3. The dielectric waveguide according to claim 2, wherein said bonding layer is a silver paste containing a silver powder and an organic substance which does not contain a glass frit.

4. The dielectric waveguide according to claim 3, wherein said pedestal is a sintered magnesium oxide plate.

5. The dielectric waveguide according to claim 1, further comprising: a bonding film provided on said first copper oxide superconducting film, and consisting of one and more kinds of the bond material that is an indium or a silver paste containing an organic substance not containing a glass frit, and a silver powder.

6. The dielectric waveguide according to claim 1, further comprising: a protective film containing silver disposed on the surface of said first copper oxide superconducting film.

7. The dielectric waveguide according to claim 1, further comprising a pedestal to fix said first single crystal magnesium oxide block on which said first copper oxide superconducting film is disposed.

8. The dielectric waveguide according to claim 7, wherein said first single crystal magnesium oxide block is fixed mechanically on said pedestal.

9. The dielectric waveguide according to claim 1, wherein said first and second copper oxide superconducting films are oxide high-temperature superconductor composed of one or more compounds showing crystal structure anisotropy selected from the group consisting of Bi_n1Sr_n2Ca_n3Cu_n4O_n5(1.8≦n1≦2.2, 1.8≦n2≦2.2, 0.9≦n3≦1.2, 1.8≦n4≦2.2, 7.8≦n5≦8.4), Pb_k1Bi_k2Sr_k3Ca_k4Cu_k5O_k6(1.8≦k1+k2≦2.2, 0≦k1≦0.6, 1.8≦k3≦2.2, 1.8≦k4≦2.2, 1.8≦k5≦2.2, 9.5≦k6≦10.8), Y_m1Ba_m2Cu_m3O_m4(0.5≦m1≦1.2, 1.8≦m2≦2.2, 2.5≦m3≦3.5, 6.6≦m4≦7.0), RE_p1Ba_p2Cu_p3O_p4(RE: consisting of any of La, Nd, Sm, Eu, Gd, Dy, Ho, Er, Tm, Yb, Lu among rare-earth elements, 0.5≦p1≦1.2, 1.8≦p2≦2.2, 2.5≦p3≦3.5, 6.6≦p4≦7.0).

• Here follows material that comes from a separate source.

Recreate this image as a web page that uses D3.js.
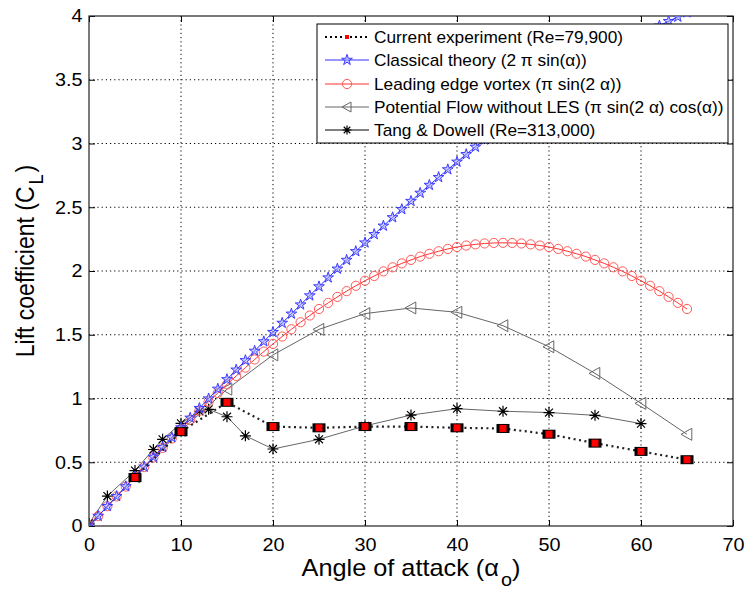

10. The dielectric waveguide according to claim 1, wherein said first copper oxide superconducting film is an oxide high-temperature superconductor comprising a compound showing crystal structure anisotropy selected from the group consisting of Bi_n1Sr_n2Ca_n3Cu_n4O_n5(1.8≦n1≦2.2, 1.8≦n2≦2.2, 0.9≦n3≦1.2, 1.8≦n4≦2.2, 7.8≦n5≦8.4), Pb_k1Bi_k2Sr_k3Ca_k4Cu_k5O_k6(1.8≦k1+k2≦2.2, 0≦k1≦0.6, 1.8≦k3≦2.2, 1.8≦k4≦2.2, 1.8≦k5≦2.2, 9.5≦k6≦10.8), Y_m1Ba_m2Cu_m3O_m4(0.5≦m1≦1.2, 1.8≦m2≦2.2, 2.5≦m3≦3.5, 6.6≦m4≦7.0), and RE_p1Ba_p2Cu_p3O_p4(RE: consisting of any of La, Nd, Sm, Eu, Gd, Dy, Ho, Er, Tm, Yb, Lu among rare-earth elements, 0.5≦p1≦1.2, 1.8≦p2≦2.2, 2.5≦p3≦3.5, 6.6≦p4≦7.0).

11. A method of production for a dielectric waveguide comprising:

a step of preparing a first single crystal magnesium oxide block having an input face of orientation (001), (100) or (010) and having other faces each of orientation (001), (100) or (010);

a step of forming a first copper oxide superconducting film on four or more of said other faces in a c-axis crystal orientation perpendicular to the face of said block on which it is disposed;

a step of preparing a second single crystal magnesium oxide block having a face of orientation (001), (100) or (010); and

a step of forming a second copper oxide superconducting film disposed on said face of said second single crystal magnesium oxide block in a c-axis crystal orientation perpendicular to said face of said second single crystal magnesium oxide block,

12. The method of production for the dielectric waveguide according to claim 11, wherein said step of forming a first copper oxide superconducting film comprises forming the first copper oxide superconducting film by a sputtering process or a pulse laser deposition process.